Suspected Nazi can stay in U.S. for now: Officials

Reuters
April 8, 2009
A file photo of retired auto worker John Demjanjuk, the aging Ukrainian immigrant is alleged to have served the Nazi killing in World War II.
A file photo of retired auto worker John Demjanjuk, the aging Ukrainian immigrant is alleged to have served the Nazi killing in World War II.
Photo by: Jack Dabaghian

CHICAGO - Suspected Nazi guard John Demjanjuk can remain in the United States while an immigration court considers his appeal against extradition to Germany, U.S. officials said Wednesday.

"It is a subject for the courts at this point," said Pat Reilly, a spokeswoman for U.S. Immigration and Customs and Enforcement.

"When he is removable - when he no longer has legal recourse - we will remove him."

Demjanjuk, who changed his name from Ivan to John after emigrating to the United States in 1952 and who some believe is the brutal Nazi death camp guard nicknamed "Ivan the Terrible."

He is wanted in Germany on charges of assisting in the murders of thousands of Jews at Sobibor death camp in Nazi-occupied Poland.

He was stripped of his U.S. citizenship in 2008 and last month American officials began the process of extraditing the now-stateless Demjanjuk to Germany to stand trial for crimes allegedly committed more than 60 years ago.

Last week, his lawyer won him a stay of deportation while immigration officials debated whether or not to reopen the Ukrainian-born former auto worker's "removal" case.

John Broadley had argued that the octogenarian was in poor health, and that jailing and trying him in Germany would cause him pain amounting to torture.

But the brief stay was overturned Monday by immigration judge Wayne Iskra, who reasoned that jurisdiction over the motion to bar Demjanjuk's deportation did not lie with the immigration court but with the board of appeals.

Broadley filed an emergency motion with the board of appeals to stay the deportation on Tuesday, hours before the temporary stay was set to expire.

"We'll file a response and see what happens from there," Laura Sweeney, a spokeswoman for the U.S. Department of Justice, told AFP.

German prosecutors issued a warrant last month for Demjanjuk's arrest, accusing him of complicity in the murder of at least 29,000 Jews at Sobibor death camp, where he served between March and September 1943.

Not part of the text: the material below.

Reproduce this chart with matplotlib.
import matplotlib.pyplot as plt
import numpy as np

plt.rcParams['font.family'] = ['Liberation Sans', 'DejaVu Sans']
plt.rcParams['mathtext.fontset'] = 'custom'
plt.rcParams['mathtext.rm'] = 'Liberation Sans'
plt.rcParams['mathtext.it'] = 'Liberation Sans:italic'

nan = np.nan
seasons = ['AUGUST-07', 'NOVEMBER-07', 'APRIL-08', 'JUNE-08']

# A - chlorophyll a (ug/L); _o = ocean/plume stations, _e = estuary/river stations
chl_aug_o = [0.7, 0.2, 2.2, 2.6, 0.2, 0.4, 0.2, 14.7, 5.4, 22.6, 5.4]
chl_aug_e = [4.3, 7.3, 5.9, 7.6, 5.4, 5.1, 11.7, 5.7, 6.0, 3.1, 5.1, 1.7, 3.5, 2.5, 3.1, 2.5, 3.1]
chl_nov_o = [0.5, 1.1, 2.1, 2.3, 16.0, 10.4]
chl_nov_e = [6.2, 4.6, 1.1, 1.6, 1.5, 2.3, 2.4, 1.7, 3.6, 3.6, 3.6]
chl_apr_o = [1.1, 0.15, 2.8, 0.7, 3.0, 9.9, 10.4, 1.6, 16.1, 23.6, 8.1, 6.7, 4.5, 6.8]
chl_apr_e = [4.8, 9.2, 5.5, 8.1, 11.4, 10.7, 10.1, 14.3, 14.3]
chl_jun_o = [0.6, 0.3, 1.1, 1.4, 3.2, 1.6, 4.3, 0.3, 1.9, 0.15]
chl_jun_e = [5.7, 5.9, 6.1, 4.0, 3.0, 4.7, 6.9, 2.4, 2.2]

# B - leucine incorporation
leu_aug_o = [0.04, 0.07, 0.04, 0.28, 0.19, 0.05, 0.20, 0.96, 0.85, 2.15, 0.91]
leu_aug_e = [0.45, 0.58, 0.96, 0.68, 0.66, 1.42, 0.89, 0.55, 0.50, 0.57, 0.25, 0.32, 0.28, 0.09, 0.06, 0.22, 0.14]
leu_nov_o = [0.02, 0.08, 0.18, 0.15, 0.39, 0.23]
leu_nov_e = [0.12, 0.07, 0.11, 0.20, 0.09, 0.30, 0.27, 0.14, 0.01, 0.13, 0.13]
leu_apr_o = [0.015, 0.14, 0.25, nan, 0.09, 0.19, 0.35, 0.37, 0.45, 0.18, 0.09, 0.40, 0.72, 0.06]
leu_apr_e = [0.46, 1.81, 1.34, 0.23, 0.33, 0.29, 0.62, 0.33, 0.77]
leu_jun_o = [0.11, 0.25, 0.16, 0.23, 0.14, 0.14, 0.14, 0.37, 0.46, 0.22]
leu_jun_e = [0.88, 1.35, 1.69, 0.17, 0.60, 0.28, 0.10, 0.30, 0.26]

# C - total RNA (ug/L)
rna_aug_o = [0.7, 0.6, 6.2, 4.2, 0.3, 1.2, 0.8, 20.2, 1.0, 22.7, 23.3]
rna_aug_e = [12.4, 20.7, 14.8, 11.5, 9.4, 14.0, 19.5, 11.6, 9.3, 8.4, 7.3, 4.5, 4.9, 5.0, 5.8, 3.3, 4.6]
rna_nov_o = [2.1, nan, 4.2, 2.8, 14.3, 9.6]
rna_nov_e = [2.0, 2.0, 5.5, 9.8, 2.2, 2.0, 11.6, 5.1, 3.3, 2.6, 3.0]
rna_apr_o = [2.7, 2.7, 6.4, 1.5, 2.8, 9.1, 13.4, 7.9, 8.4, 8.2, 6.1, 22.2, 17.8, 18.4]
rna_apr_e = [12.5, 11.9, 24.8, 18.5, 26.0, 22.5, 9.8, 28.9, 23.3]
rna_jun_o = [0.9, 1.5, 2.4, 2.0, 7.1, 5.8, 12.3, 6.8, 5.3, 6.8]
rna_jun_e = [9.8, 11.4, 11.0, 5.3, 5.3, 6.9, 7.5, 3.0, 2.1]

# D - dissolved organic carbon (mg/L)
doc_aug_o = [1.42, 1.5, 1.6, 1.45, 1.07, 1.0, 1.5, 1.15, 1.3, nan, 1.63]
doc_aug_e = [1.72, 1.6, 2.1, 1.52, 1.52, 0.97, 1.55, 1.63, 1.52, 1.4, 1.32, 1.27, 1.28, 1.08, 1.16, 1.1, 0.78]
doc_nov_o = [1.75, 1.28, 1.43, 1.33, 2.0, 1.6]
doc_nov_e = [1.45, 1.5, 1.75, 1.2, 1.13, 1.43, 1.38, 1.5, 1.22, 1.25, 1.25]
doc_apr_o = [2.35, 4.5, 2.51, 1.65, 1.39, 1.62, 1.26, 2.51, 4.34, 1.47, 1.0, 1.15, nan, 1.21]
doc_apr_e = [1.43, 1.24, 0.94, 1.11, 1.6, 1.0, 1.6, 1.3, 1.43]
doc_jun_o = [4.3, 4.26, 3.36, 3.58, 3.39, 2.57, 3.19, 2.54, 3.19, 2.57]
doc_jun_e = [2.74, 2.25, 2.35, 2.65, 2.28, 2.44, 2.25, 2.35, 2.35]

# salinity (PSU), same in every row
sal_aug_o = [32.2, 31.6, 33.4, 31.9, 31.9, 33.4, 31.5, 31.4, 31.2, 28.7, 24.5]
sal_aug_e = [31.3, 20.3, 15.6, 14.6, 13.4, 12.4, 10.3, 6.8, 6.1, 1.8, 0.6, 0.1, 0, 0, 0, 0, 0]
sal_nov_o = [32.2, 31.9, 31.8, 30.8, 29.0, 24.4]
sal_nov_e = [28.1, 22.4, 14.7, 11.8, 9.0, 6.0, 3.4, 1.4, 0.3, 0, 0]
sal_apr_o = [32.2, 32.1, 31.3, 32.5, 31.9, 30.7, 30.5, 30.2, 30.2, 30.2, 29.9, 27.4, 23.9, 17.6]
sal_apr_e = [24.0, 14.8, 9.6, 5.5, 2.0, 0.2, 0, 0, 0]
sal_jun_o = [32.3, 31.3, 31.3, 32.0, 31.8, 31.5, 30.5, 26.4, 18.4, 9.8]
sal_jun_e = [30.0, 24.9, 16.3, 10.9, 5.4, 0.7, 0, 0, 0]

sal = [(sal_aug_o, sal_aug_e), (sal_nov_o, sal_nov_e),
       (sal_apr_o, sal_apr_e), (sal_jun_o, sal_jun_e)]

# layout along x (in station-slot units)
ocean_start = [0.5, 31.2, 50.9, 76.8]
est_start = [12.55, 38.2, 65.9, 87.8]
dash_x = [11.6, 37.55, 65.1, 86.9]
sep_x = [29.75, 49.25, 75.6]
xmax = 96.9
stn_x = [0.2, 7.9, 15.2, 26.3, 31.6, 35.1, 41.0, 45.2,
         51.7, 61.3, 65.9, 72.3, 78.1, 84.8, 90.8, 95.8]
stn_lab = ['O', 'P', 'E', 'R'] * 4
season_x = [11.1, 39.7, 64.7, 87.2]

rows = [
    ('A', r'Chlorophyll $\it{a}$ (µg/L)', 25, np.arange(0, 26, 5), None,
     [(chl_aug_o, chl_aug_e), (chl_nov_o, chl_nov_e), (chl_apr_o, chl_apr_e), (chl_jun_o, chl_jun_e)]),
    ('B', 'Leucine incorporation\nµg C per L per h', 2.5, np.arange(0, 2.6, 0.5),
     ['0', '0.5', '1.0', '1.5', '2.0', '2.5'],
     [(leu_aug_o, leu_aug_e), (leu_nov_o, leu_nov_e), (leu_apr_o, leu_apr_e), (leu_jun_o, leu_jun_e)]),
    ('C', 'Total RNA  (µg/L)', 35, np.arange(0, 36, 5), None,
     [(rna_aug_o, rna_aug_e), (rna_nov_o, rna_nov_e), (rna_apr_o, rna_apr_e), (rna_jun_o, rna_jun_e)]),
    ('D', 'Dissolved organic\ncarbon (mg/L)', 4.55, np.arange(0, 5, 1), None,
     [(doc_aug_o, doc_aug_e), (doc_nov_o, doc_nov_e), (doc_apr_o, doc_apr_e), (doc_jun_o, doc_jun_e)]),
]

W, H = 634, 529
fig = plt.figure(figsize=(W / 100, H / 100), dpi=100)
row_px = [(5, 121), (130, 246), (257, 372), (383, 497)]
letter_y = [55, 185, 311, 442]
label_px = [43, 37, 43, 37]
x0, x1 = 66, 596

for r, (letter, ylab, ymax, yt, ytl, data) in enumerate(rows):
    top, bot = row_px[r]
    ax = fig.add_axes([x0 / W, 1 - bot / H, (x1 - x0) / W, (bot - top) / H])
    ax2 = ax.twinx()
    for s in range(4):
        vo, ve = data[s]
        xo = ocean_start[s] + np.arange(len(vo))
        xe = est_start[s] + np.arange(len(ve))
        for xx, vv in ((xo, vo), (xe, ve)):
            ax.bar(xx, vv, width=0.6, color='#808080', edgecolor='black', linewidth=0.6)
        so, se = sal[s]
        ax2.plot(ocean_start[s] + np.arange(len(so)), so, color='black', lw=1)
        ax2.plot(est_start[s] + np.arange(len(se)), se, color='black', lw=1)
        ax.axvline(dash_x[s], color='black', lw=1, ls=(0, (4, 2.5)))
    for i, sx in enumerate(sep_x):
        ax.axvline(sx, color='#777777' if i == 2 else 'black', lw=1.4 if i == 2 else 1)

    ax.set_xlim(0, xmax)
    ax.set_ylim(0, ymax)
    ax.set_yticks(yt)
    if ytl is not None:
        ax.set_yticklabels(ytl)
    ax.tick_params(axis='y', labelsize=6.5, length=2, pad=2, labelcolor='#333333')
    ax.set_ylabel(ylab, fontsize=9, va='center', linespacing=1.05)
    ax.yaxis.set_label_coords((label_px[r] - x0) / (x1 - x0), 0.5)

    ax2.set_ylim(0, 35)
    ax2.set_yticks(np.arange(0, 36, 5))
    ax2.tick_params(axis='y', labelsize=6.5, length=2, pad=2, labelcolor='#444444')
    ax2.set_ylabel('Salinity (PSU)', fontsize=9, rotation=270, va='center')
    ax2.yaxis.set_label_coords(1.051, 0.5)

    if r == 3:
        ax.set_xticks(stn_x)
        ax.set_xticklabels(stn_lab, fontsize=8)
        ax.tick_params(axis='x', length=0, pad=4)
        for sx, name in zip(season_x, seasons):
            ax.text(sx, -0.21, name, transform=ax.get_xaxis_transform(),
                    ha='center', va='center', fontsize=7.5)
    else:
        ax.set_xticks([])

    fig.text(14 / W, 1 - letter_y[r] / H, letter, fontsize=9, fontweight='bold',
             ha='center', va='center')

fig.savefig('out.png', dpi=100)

Around a quarter of a million Jews died at Sobibor from spring 1942 until October 1943, in which hundreds of prisoners managed to escape.

U.S. investigators have brought together witnesses who described how Demjanjuk was seen at Sobibor, kicking Jews or hitting them with his rifle butt to herd them out of railway wagons and into the gas chambers more quickly.

The Office for Special Investigations (OSI) in the United States has described Sobibor "as close an approximation of Hell as has ever been created on this planet."

Former wartime inmates of Nazi camps in occupied Poland in 1977 identified Demjanjuk as brutal Ukrainian prison guard "Ivan the Terrible" during a U.S. Justice Department investigation.

Demjanjuk was sentenced to death by a court in Israel, but the penalty was overturned five years later by Israel's Supreme Court after statements from other former guards identified another man as the sadistic "Ivan."